North Korean leader Kim Jong Un is apparently unaware of the widely cited internet adage that the person who first brings up Nazi leader Adolf Hitler automatically loses the argument — or maybe he just doesn't care about Godwin's Law. On Tuesday, North Korea's state-controlled Korean Central News Agency argued that President Trump's America First policy "is the American version of Nazism far surpassing the fascism in the last century in its ferocious, brutal, and chauvinistic nature," and "Nazism in the 21st century," comparing Trump to Hitler.
The KCNA specifically cited U.S. sanctions against North Korea tied to its nuclear weapons program, calling them "an unethical and inhumane act, far exceeding the degree of Hitler's blockade of Leningrad," and compared Trump's decision to pull the U.S. out of the Paris climate agreement to a violation of international norms worse than Hitler's concentration camps. "Satellite imagery shows that North Korea operates a network of prison camps, which a United Nations report in 2014 compared with 'the camps of totalitarian states of the 20th century,'" The Wall Street Journal notes dryly. "North Korea denies their existence."

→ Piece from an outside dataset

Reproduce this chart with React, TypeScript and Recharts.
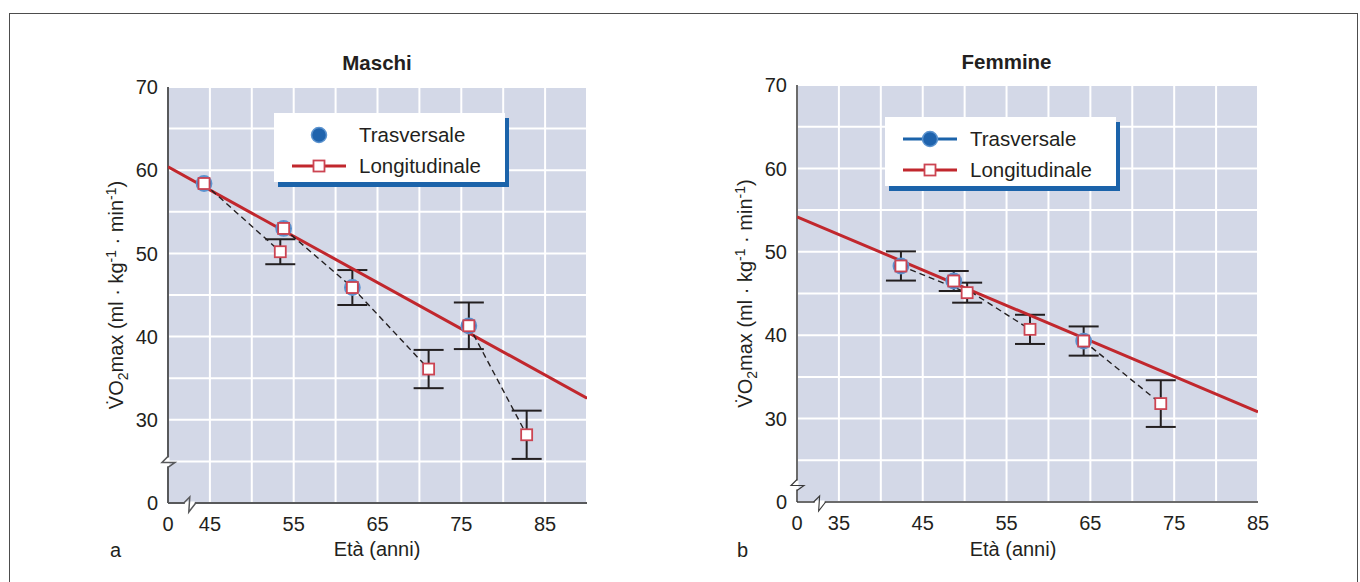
import React from 'react';
import {
  ScatterChart,
  Scatter,
  XAxis,
  YAxis,
  CartesianGrid,
  ErrorBar,
  ReferenceDot,
} from 'recharts';

// Maschi (a)
const MALE_CROSS_AGE = [44.3, 53.8, 62.0, 75.9];
const MALE_CROSS_VO2 = [58.4, 53.0, 45.9, 41.3];
const MALE_LONG_AGE = [44.3, 53.4, 53.8, 62.0, 71.1, 75.9, 82.8];
const MALE_LONG_VO2 = [58.4, 50.2, 53.0, 45.9, 36.1, 41.3, 28.2];
const MALE_LONG_SD = [0, 1.5, 0, 2.1, 2.3, 2.8, 2.9];
const MALE_COHORTS = [[0, 1], [2, 3, 4], [5, 6]];
const MALE_FIT_AGE = [40, 90];
const MALE_FIT_VO2 = [60.4, 32.6];

// Femmine (b)
const FEMALE_CROSS_AGE = [42.4, 48.7, 64.2];
const FEMALE_CROSS_VO2 = [48.3, 46.5, 39.3];
const FEMALE_LONG_AGE = [42.4, 50.3, 48.7, 57.8, 64.2, 73.4];
const FEMALE_LONG_VO2 = [48.3, 45.1, 46.5, 40.7, 39.3, 31.8];
const FEMALE_LONG_SD = [1.75, 1.2, 1.2, 1.75, 1.75, 2.8];
const FEMALE_COHORTS = [[0, 1], [2, 3], [4, 5]];
const FEMALE_FIT_AGE = [30, 85];
const FEMALE_FIT_VO2 = [54.2, 30.8];

// axes
const Y_DOMAIN = [20, 70];
const Y_TICKS = [20, 30, 40, 50, 60, 70];
const Y_GRID = [25, 30, 35, 40, 45, 50, 55, 60, 65];
const MALE_X_DOMAIN = [40, 90];
const MALE_X_TICKS = [40, 45, 55, 65, 75, 85];
const MALE_X_GRID = [45, 50, 55, 60, 65, 70, 75, 80, 85];
const FEMALE_X_DOMAIN = [30, 85];
const FEMALE_X_TICKS = [30, 35, 45, 55, 65, 75, 85];
const FEMALE_X_GRID = [35, 40, 45, 50, 55, 60, 65, 70, 75, 80];

const SERIES_NAMES = ['Trasversale', 'Longitudinale'];

const FONT = '"Liberation Sans", Arial, Helvetica, sans-serif';
const TXT = '#231f20';
const BG = '#d3d8e7';
const RED = '#c1272d';
const SQ_RED = '#cc4452';
const BLUE = '#1f63ad';
const BLUE_RING = '#5b93cf';
const SHADOW = '#1b63aa';
const FS = 20;

type Pt = { x: number; y: number; err: number };

const pts = (ages: number[], vals: number[], sd?: number[]): Pt[] =>
  ages.map((x, i) => ({ x, y: vals[i], err: sd ? sd[i] : 0 }));

const Empty = () => <g />;

const CircleDot = (p: any) => (
  <circle cx={p.cx} cy={p.cy} r={7.5} fill={BLUE} stroke={BLUE_RING} strokeWidth={1.8} />
);

const SquareDot = (p: any) => (
  <rect x={p.cx - 5.5} y={p.cy - 5.5} width={11} height={11} fill="#fff" stroke={SQ_RED} strokeWidth={1.8} />
);

const VoLabel = (props: any) => {
  const vb = props.viewBox || { x: 108, y: 87, width: 60, height: 416 };
  const cx = vb.x + vb.width - 45;
  const cy = vb.y + vb.height / 2;
  return (
    <text
      x={cx}
      y={cy}
      transform={`rotate(-90 ${cx} ${cy})`}
      textAnchor="middle"
      fontSize={FS}
      fill={TXT}
      fontFamily={FONT}
    >
      <tspan>{'V\u0307O'}</tspan>
      <tspan dy={5} fontSize={14}>2</tspan>
      <tspan dy={-5}>max (ml · kg</tspan>
      <tspan dy={-7} fontSize={14}>-1</tspan>
      <tspan dy={7}> · min</tspan>
      <tspan dy={-7} fontSize={14}>-1</tspan>
      <tspan dy={7}>)</tspan>
    </text>
  );
};

const makeBreakY = (color: string, w: number) => (p: any) => {
  const { cx, cy } = p;
  return (
    <g>
      <rect x={cx - 1.5} y={cy - 4} width={3} height={9} fill="#fff" />
      <path
        d={`M${cx},${cy - 5} L${cx - 6},${cy + 1} L${cx + 7},${cy + 1} L${cx},${cy + 6}`}
        stroke={color}
        strokeWidth={w * 0.75}
        fill="none"
      />
    </g>
  );
};

const makeBreakX = (color: string, w: number) => (p: any) => {
  const { cx, cy } = p;
  return (
    <g>
      <rect x={cx - 5} y={cy - 1.5} width={10} height={3} fill="#fff" />
      <path
        d={`M${cx - 6},${cy} L${cx},${cy - 6} L${cx - 1},${cy + 9} L${cx + 6},${cy}`}
        stroke={color}
        strokeWidth={w * 0.75}
        fill="none"
      />
    </g>
  );
};

type PanelProps = {
  left: number;
  margin: { top: number; right: number; bottom: number; left: number };
  xDomain: number[];
  xTicks: number[];
  xGrid: number[];
  cross: Pt[];
  long: Pt[];
  cohorts: number[][];
  fit: Pt[];
  xBreak: number;
  yBreak: number;
  axisColor: string;
  axisWidth: number;
};

const Panel = (p: PanelProps) => {
  const errPts = p.long.filter((d) => d.err > 0);
  const axisLine = { stroke: p.axisColor, strokeWidth: p.axisWidth };
  const tick = { fontSize: FS, fill: TXT, fontFamily: FONT };
  const zeroFmt = (lo: number) => (v: number) => (v === lo ? '0' : String(v));
  return (
    <div style={{ position: 'absolute', left: p.left, top: 0 }}>
      <ScatterChart width={680} height={582} margin={p.margin}>
        <CartesianGrid xAxisId="g" yAxisId="g" fill={BG} fillOpacity={1} stroke="#fff" strokeWidth={2} />
        <XAxis xAxisId="g" type="number" dataKey="x" domain={p.xDomain} ticks={p.xGrid} hide allowDataOverflow />
        <YAxis yAxisId="g" type="number" dataKey="y" domain={Y_DOMAIN} ticks={Y_GRID} hide allowDataOverflow />
        <XAxis
          type="number"
          dataKey="x"
          domain={p.xDomain}
          ticks={p.xTicks}
          interval={0}
          tickFormatter={zeroFmt(p.xDomain[0])}
          axisLine={axisLine}
          tickLine={false}
          tickSize={0}
          tickMargin={14}
          height={30}
          tick={tick}
          allowDataOverflow
        />
        <YAxis
          type="number"
          dataKey="y"
          domain={Y_DOMAIN}
          ticks={Y_TICKS}
          interval={0}
          tickFormatter={zeroFmt(Y_DOMAIN[0])}
          axisLine={axisLine}
          tickLine={false}
          tickSize={0}
          tickMargin={10}
          width={60}
          tick={tick}
          label={<VoLabel />}
          allowDataOverflow
        />
        <Scatter
          data={p.fit}
          line={{ stroke: RED, strokeWidth: 3 }}
          shape={Empty}
          isAnimationActive={false}
        />
        {p.cohorts.map((idx, k) => (
          <Scatter
            key={`c${k}`}
            data={idx.map((i) => p.long[i])}
            line={{ stroke: TXT, strokeWidth: 1.4, strokeDasharray: '6 4' }}
            shape={Empty}
            isAnimationActive={false}
          />
        ))}
        <Scatter data={errPts} shape={Empty} isAnimationActive={false}>
          <ErrorBar dataKey="err" direction="y" width={15} stroke={TXT} strokeWidth={2} isAnimationActive={false} />
        </Scatter>
        <Scatter name={SERIES_NAMES[0]} data={p.cross} shape={CircleDot} isAnimationActive={false} />
        <Scatter name={SERIES_NAMES[1]} data={p.long} shape={SquareDot} isAnimationActive={false} />
        <ReferenceDot
          x={p.xDomain[0]}
          y={p.yBreak}
          r={0}
          ifOverflow="visible"
          shape={makeBreakY(p.axisColor, p.axisWidth)}
        />
        <ReferenceDot
          x={p.xBreak}
          y={Y_DOMAIN[0]}
          r={0}
          ifOverflow="visible"
          shape={makeBreakX(p.axisColor, p.axisWidth)}
        />
      </ScatterChart>
    </div>
  );
};

const Txt = ({ x, y, children, size = FS, bold = false, anchor = 'middle' }: any) => (
  <div
    style={{
      position: 'absolute',
      left: x,
      top: y,
      fontSize: size,
      lineHeight: `${size}px`,
      fontWeight: bold ? 700 : 400,
      whiteSpace: 'nowrap',
      transform: `translate(${anchor === 'middle' ? '-50%' : '0'}, -50%)`,
    }}
  >
    {children}
  </div>
);

const LegendBox = ({ left, top, crossLine }: { left: number; top: number; crossLine: boolean }) => (
  <div
    style={{
      position: 'absolute',
      left,
      top,
      width: 231,
      height: 69,
      background: '#fff',
      boxShadow: `4px 5px 0 ${SHADOW}`,
    }}
  >
    <svg style={{ position: 'absolute', left: 18, top: 12 }} width={56} height={20}>
      {crossLine && <line x1={0} y1={10} x2={54} y2={10} stroke={SHADOW} strokeWidth={3} />}
      <circle cx={27} cy={10} r={7.5} fill={BLUE} stroke={BLUE_RING} strokeWidth={1.5} />
    </svg>
    <svg style={{ position: 'absolute', left: 18, top: 43 }} width={56} height={20}>
      <line x1={0} y1={10} x2={54} y2={10} stroke={RED} strokeWidth={3} />
      <rect x={21.5} y={4.5} width={11} height={11} fill="#fff" stroke={SQ_RED} strokeWidth={1.8} />
    </svg>
    <Txt x={85} y={22} size={20.5} anchor="start">{SERIES_NAMES[0]}</Txt>
    <Txt x={85} y={53} size={20.5} anchor="start">{SERIES_NAMES[1]}</Txt>
  </div>
);

export default function App() {
  const maleCross = pts(MALE_CROSS_AGE, MALE_CROSS_VO2);
  const maleLong = pts(MALE_LONG_AGE, MALE_LONG_VO2, MALE_LONG_SD);
  const maleFit = pts(MALE_FIT_AGE, MALE_FIT_VO2);
  const femaleCross = pts(FEMALE_CROSS_AGE, FEMALE_CROSS_VO2);
  const femaleLong = pts(FEMALE_LONG_AGE, FEMALE_LONG_VO2, FEMALE_LONG_SD);
  const femaleFit = pts(FEMALE_FIT_AGE, FEMALE_FIT_VO2);

  return (
    <div
      style={{
        position: 'absolute',
        left: 0,
        top: 0,
        width: 1360,
        height: 582,
        background: '#fff',
        overflow: 'hidden',
        fontFamily: FONT,
        color: TXT,
      }}
    >
      <div
        style={{
          position: 'absolute',
          left: 9,
          top: 13,
          width: 1347,
          height: 600,
          border: '1px solid #4d4d4d',
          borderBottom: 'none',
        }}
      />
      <Panel
        left={0}
        margin={{ top: 87, right: 93, bottom: 49, left: 108 }}
        xDomain={MALE_X_DOMAIN}
        xTicks={MALE_X_TICKS}
        xGrid={MALE_X_GRID}
        cross={maleCross}
        long={maleLong}
        cohorts={MALE_COHORTS}
        fit={maleFit}
        xBreak={42.6}
        yBreak={25}
        axisColor="#58595b"
        axisWidth={2}
      />
      <Panel
        left={680}
        margin={{ top: 85, right: 102, bottom: 50, left: 57 }}
        xDomain={FEMALE_X_DOMAIN}
        xTicks={FEMALE_X_TICKS}
        xGrid={FEMALE_X_GRID}
        cross={femaleCross}
        long={femaleLong}
        cohorts={FEMALE_COHORTS}
        fit={femaleFit}
        xBreak={32.7}
        yBreak={22.1}
        axisColor="#3a3a3a"
        axisWidth={1.5}
      />
      <Txt x={377} y={62.5} size={20.5} bold>Maschi</Txt>
      <Txt x={1006.5} y={61.5} size={20.5} bold>Femmine</Txt>
      <Txt x={377} y={549}>Età (anni)</Txt>
      <Txt x={1013} y={549}>Età (anni)</Txt>
      <Txt x={110} y={550} anchor="start">a</Txt>
      <Txt x={737} y={550} anchor="start">b</Txt>
      <LegendBox left={274} top={113} crossLine={false} />
      <LegendBox left={885} top={117} crossLine={true} />
    </div>
  );
}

Pyongyang frequently deploys belligerent language about the U.S., but this kind of verbal attack on Trump is new. "The coarsening language toward the administration, and toward the president himself, seems to reflect a slowly sharpening discussion within the regime," Robert Carlin, a visiting scholar at Stanford University's Center for International Security and Cooperation, writes at the site 38 North. The Nazi references also come a few days before South Korea's new president, Moon Jae-in, travels to Washington to meet with Trump, and follows the death of American student Otto Warmbier, who died shortly after North Korea released him from 18 months of captivity.